On the rationale behind the escrow accounts, the head of BPE said following the failure of the World Bank to come through with its proposal to support the privatization of the Power Holding Company of Nigeria (PHCN) successor power distribution companies, the government had to look for alternative solutions.
He recalled that when the privatization of successor companies were structured, indications were that the power distribution networks were losing 40 to 50% of the power generated through technical losses in transmission and distribution lines.
The N50 billion escrow accounts managed by NBET, Mr. Dikki explained, was meant to reassure power generation companies that in case the distribution companies were unable to collect all the money from the power generated, the escrow account would be there to assure them of payment for electricity generated, irrespective of what happens with the networks.

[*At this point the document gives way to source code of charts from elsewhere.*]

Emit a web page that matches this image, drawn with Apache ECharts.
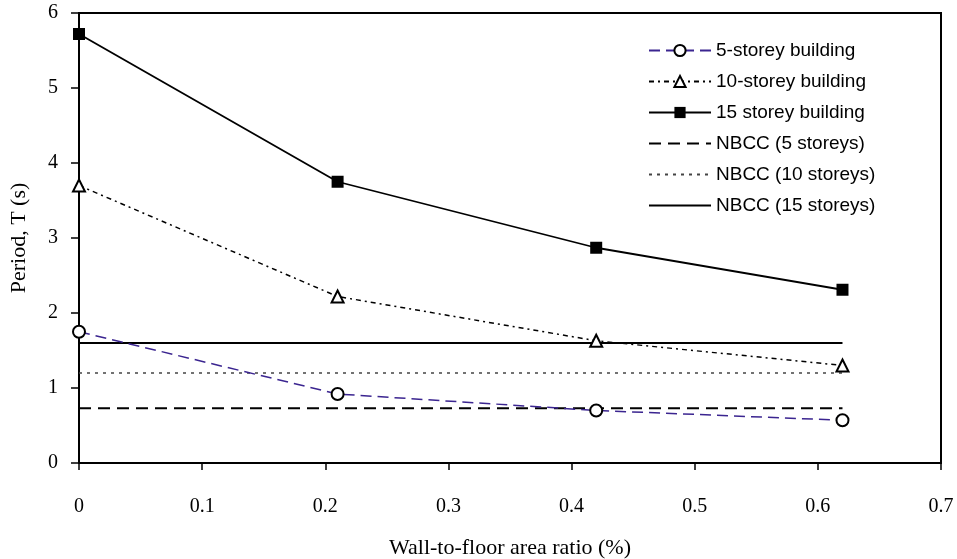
<!DOCTYPE html>
<html>
<head>
<meta charset="utf-8">
<script src="https://cdn.jsdelivr.net/npm/echarts@6/dist/echarts.min.js"></script>
<style>
  html, body { margin: 0; padding: 0; background: #fff; }
  #main { width: 957px; height: 559px; }
</style>
</head>
<body>
<div id="main"></div>
<script>
// wall-to-floor area ratio (%)
var ratios = [0, 0.21, 0.42, 0.62];
var storey5 = [1.75, 0.92, 0.70, 0.57];
var storey10 = [3.70, 2.22, 1.63, 1.30];
var storey15 = [5.72, 3.75, 2.87, 2.31];
// NBCC code values, drawn flat across the range
var nbccX = [0, 0.62];
var nbcc5 = 0.73;
var nbcc10 = 1.20;
var nbcc15 = 1.60;

function pairs(xs, ys) {
	return xs.map(function (x, i) { return [x, ys[i]]; });
}
function flat(xs, v) {
	return xs.map(function (x) { return [x, v]; });
}

var myChart = echarts.init(document.getElementById('main'));
var serif = '"Liberation Serif", "Times New Roman", serif';
var sans = '"Liberation Sans", Arial, sans-serif';
// plain line in the legend, no marker
var noMark = { color: 'rgba(0,0,0,0)', borderWidth: 0 };

var option = {
	animation: false,
	backgroundColor: '#fff',
	grid: {
		left: 79, right: 16, top: 13, bottom: 96,
		outerBoundsMode: 'none',
		show: true, borderColor: '#000', borderWidth: 2, backgroundColor: 'transparent'
	},
	legend: {
		orient: 'vertical',
		left: 643,
		top: 36,
		itemWidth: 62,
		itemHeight: 14,
		itemGap: 12,
		textStyle: { fontFamily: sans, fontSize: 19, color: '#000', lineHeight: 19 },
		data: ['5-storey building', '10-storey building', '15 storey building',
			'NBCC (5 storeys)', 'NBCC (10 storeys)', 'NBCC (15 storeys)']
	},
	xAxis: {
		type: 'value',
		min: 0, max: 0.7, interval: 0.1,
		name: 'Wall-to-floor area ratio (%)',
		nameLocation: 'middle',
		nameGap: 74,
		nameTextStyle: { fontFamily: serif, fontSize: 22, color: '#000' },
		axisLine: { lineStyle: { color: '#000', width: 2 } },
		axisTick: { show: true, inside: false, length: 7, lineStyle: { color: '#000', width: 1.5 } },
		axisLabel: { margin: 34, fontFamily: serif, fontSize: 20, color: '#000' },
		splitLine: { show: false }
	},
	yAxis: {
		type: 'value',
		min: 0, max: 6, interval: 1,
		name: 'Period, T (s)',
		nameLocation: 'middle',
		nameGap: 49,
		nameTextStyle: { fontFamily: serif, fontSize: 22, color: '#000' },
		axisLine: { lineStyle: { color: '#000', width: 2 } },
		axisTick: { show: true, inside: false, length: 8, lineStyle: { color: '#000', width: 1.5 } },
		axisLabel: { margin: 21, fontFamily: serif, fontSize: 20, color: '#000' },
		splitLine: { show: false }
	},
	series: [
		{
			name: '5-storey building', type: 'line',
			data: pairs(ratios, storey5),
			symbol: 'emptyCircle', symbolSize: 12,
			itemStyle: { color: '#000', borderWidth: 1.8 },
			lineStyle: { color: '#3b2590', width: 1.5, type: [11, 6] },
			z: 5
		},
		{
			name: '10-storey building', type: 'line',
			data: pairs(ratios, storey10),
			symbol: 'emptyTriangle', symbolSize: 12,
			itemStyle: { color: '#000', borderWidth: 1.8 },
			lineStyle: { color: '#000', width: 1.5, type: [5, 4, 2, 4] },
			z: 5
		},
		{
			name: '15 storey building', type: 'line',
			data: pairs(ratios, storey15),
			symbol: 'rect', symbolSize: 12,
			itemStyle: { color: '#000' },
			lineStyle: { color: '#000', width: 1.8 },
			z: 5
		},
		{
			name: 'NBCC (5 storeys)', type: 'line',
			data: flat(nbccX, nbcc5),
			symbol: 'circle', showSymbol: false,
			itemStyle: noMark,
			lineStyle: { color: '#000', width: 1.8, type: [12, 7] }
		},
		{
			name: 'NBCC (10 storeys)', type: 'line',
			data: flat(nbccX, nbcc10),
			symbol: 'circle', showSymbol: false,
			itemStyle: noMark,
			lineStyle: { color: '#444', width: 1.5, type: [3, 5] }
		},
		{
			name: 'NBCC (15 storeys)', type: 'line',
			data: flat(nbccX, nbcc15),
			symbol: 'circle', showSymbol: false,
			itemStyle: noMark,
			lineStyle: { color: '#000', width: 1.8 }
		}
	]
};
myChart.setOption(option);
</script>
</body>
</html>
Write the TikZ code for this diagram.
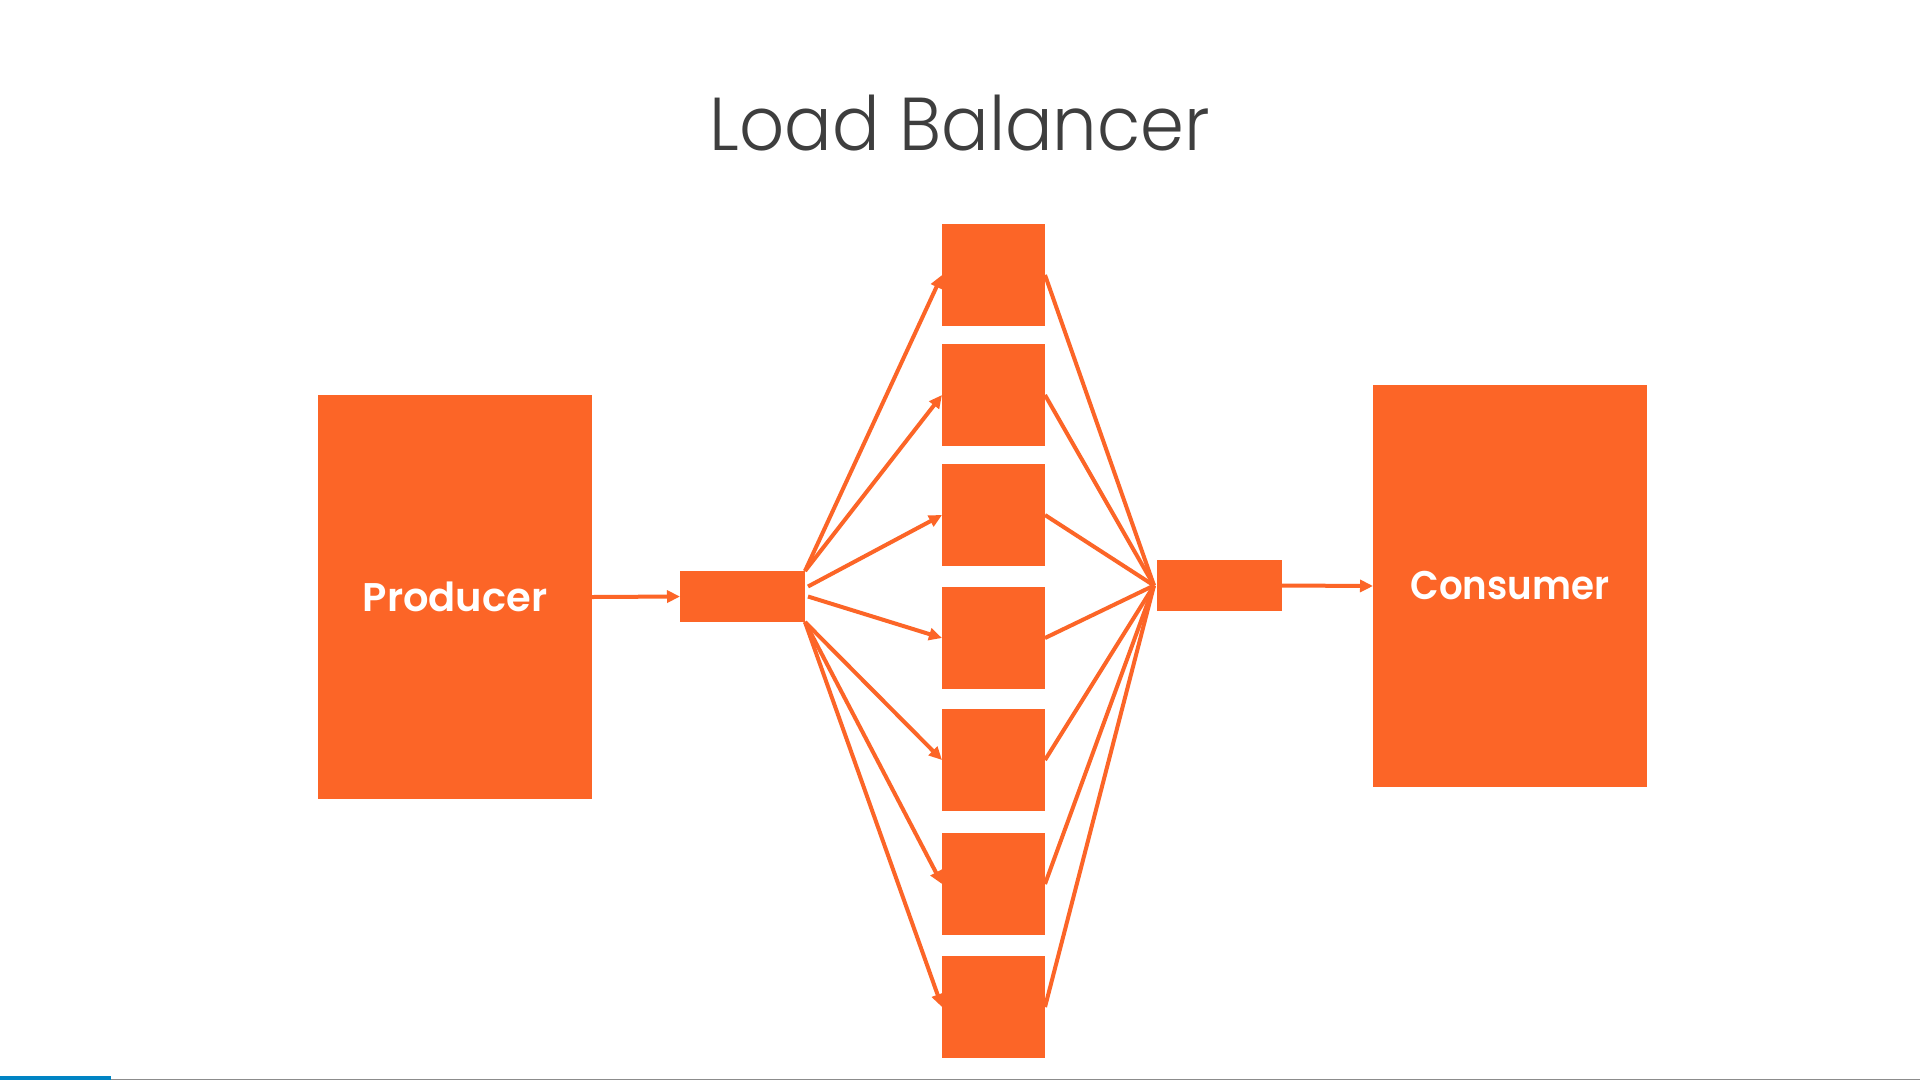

The escrow accounts, the Managing of NBET said, were actually for the benefit of the power generation companies that signed power purchase agreements at the end of the privatization exercise to secure bulk trader’s payment obligations.
On alleged illegal directive by the BPE to convert into Naira the $10.11 million in NBET escrow accounts in Diamond Bank in respect of Omotosho and Olorunsogo power plants’ sales, Mr. Dikki said the directive was in line with recent decision of the Central Bank of Nigeria (CBN) to ban all transactions in dollar in Nigeria.
“Nigeria is a Naira denominated country. With the recent decision by the CBN to ban all transactions in dollar in Nigeria, for the money in the escrow accounts to be put into transactions here in Nigeria, the money has to be in the Nigerian currency. There was nothing illegal about the directive,” he said
Chairman, Nigerian Electricity Regulatory Commission (NERC), Sam Amadi, told PREMIUM TIMES, there was nothing illegal about putting the money in the escrow accounts, pointing out that in the absence of the World Bank’s partial risk guarantee, it was necessary to ensure that necessary steps were taken to guarantee uninterrupted power generation.